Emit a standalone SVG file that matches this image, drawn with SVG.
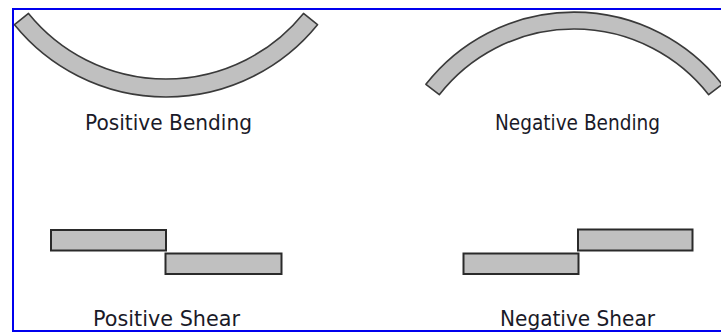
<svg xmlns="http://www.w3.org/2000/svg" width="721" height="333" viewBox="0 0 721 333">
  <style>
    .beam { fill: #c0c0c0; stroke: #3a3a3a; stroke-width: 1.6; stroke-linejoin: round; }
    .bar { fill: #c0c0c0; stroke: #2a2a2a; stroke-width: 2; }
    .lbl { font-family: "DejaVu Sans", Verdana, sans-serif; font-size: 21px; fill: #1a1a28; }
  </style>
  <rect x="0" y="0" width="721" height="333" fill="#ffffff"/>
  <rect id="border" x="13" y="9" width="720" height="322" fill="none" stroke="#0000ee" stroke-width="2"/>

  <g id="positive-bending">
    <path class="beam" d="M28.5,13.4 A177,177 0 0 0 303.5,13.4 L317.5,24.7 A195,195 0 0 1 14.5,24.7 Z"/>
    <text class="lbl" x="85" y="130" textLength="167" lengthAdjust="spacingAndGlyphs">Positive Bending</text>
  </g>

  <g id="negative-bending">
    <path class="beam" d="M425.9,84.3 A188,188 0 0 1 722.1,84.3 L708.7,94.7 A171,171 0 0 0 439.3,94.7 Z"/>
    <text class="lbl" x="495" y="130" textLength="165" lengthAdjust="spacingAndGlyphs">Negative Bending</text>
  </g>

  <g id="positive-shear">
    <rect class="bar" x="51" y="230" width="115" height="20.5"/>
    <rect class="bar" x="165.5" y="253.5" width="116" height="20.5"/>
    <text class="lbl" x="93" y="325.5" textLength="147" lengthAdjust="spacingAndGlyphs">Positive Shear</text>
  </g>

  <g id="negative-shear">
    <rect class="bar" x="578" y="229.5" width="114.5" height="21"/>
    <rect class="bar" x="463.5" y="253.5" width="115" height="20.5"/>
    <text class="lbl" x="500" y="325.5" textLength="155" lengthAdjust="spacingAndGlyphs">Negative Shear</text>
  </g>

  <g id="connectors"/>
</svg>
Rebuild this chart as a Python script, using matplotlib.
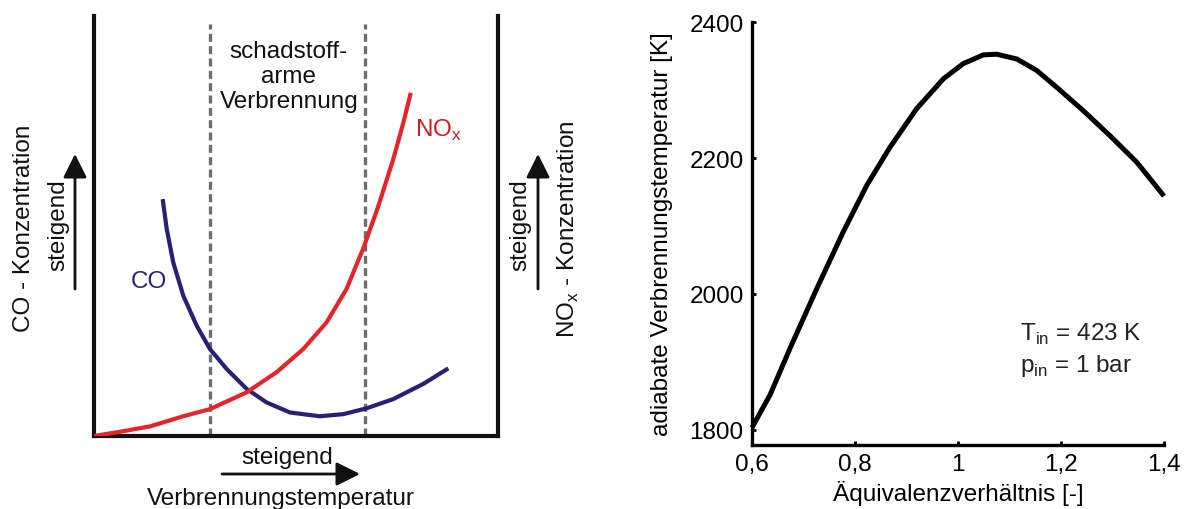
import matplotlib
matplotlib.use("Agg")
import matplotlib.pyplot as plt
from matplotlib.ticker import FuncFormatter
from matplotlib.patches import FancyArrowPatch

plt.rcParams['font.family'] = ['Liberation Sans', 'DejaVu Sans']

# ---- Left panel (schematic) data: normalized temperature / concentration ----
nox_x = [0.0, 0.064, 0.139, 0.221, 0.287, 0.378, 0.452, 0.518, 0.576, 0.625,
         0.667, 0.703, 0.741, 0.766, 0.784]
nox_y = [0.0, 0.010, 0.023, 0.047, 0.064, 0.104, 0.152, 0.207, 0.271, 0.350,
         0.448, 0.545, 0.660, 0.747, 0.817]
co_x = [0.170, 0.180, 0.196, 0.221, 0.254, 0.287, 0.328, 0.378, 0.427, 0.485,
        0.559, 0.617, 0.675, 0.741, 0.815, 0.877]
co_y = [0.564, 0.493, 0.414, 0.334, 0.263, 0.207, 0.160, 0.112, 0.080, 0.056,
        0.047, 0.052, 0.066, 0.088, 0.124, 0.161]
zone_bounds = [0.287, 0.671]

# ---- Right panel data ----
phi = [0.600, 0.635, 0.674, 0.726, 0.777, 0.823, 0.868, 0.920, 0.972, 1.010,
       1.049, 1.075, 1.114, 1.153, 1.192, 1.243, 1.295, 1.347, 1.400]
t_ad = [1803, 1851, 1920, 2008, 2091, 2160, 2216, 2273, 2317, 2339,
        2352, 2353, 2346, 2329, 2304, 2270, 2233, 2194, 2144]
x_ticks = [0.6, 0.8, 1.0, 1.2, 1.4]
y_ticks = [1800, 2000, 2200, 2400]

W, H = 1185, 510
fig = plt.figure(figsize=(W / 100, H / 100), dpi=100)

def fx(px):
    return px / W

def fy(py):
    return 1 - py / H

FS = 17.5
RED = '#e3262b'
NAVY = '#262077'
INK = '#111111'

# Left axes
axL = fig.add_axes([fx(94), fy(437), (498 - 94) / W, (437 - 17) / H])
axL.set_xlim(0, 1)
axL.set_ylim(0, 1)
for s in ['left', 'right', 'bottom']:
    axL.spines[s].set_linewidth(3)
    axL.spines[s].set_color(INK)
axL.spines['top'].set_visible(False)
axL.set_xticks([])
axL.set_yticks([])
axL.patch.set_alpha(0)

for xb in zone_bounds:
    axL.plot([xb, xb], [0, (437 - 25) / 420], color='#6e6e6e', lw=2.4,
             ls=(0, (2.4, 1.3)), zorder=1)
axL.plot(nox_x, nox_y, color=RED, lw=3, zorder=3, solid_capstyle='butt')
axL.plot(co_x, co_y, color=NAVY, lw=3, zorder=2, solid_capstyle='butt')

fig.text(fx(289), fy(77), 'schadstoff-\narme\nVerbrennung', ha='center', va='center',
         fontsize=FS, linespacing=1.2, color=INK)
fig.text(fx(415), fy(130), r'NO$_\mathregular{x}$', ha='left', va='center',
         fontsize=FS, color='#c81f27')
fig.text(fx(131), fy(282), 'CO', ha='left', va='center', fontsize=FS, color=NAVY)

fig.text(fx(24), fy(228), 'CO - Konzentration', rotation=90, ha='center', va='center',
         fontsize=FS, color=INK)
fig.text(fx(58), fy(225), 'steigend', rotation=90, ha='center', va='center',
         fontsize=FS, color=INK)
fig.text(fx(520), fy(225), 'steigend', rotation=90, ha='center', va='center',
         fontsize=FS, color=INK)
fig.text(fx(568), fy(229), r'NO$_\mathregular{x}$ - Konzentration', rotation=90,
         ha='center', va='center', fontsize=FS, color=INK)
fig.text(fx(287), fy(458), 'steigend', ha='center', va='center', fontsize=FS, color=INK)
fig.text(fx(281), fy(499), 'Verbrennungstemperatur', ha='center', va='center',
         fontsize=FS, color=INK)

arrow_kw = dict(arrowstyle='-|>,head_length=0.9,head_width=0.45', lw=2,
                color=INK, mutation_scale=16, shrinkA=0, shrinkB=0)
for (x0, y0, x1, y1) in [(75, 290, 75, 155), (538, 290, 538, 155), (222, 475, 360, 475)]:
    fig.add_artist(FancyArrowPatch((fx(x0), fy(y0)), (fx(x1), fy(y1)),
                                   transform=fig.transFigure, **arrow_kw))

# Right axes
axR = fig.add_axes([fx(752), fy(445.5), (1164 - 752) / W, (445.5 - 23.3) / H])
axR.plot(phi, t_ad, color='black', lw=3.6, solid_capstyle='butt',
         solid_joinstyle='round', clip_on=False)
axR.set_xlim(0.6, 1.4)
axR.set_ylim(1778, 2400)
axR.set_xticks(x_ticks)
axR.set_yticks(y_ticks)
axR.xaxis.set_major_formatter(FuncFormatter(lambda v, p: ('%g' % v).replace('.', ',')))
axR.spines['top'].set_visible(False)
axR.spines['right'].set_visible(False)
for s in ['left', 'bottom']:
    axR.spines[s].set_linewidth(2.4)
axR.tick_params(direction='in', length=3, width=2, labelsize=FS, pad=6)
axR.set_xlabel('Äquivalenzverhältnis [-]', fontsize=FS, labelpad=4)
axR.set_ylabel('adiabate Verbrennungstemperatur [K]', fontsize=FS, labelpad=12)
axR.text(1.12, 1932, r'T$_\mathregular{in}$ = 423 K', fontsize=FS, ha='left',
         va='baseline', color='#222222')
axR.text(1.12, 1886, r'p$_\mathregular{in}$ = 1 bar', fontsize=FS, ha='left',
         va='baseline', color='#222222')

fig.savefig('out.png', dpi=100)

§ Your task
Review the preceding data and report every line that includes the string "matplotlib".

§ Answer to this exercise
Rebuild this chart as a Python script, using matplotlib.
import matplotlib
matplotlib.use("Agg")
import matplotlib.pyplot as plt
from matplotlib.ticker import FuncFormatter
from matplotlib.patches import FancyArrowPatch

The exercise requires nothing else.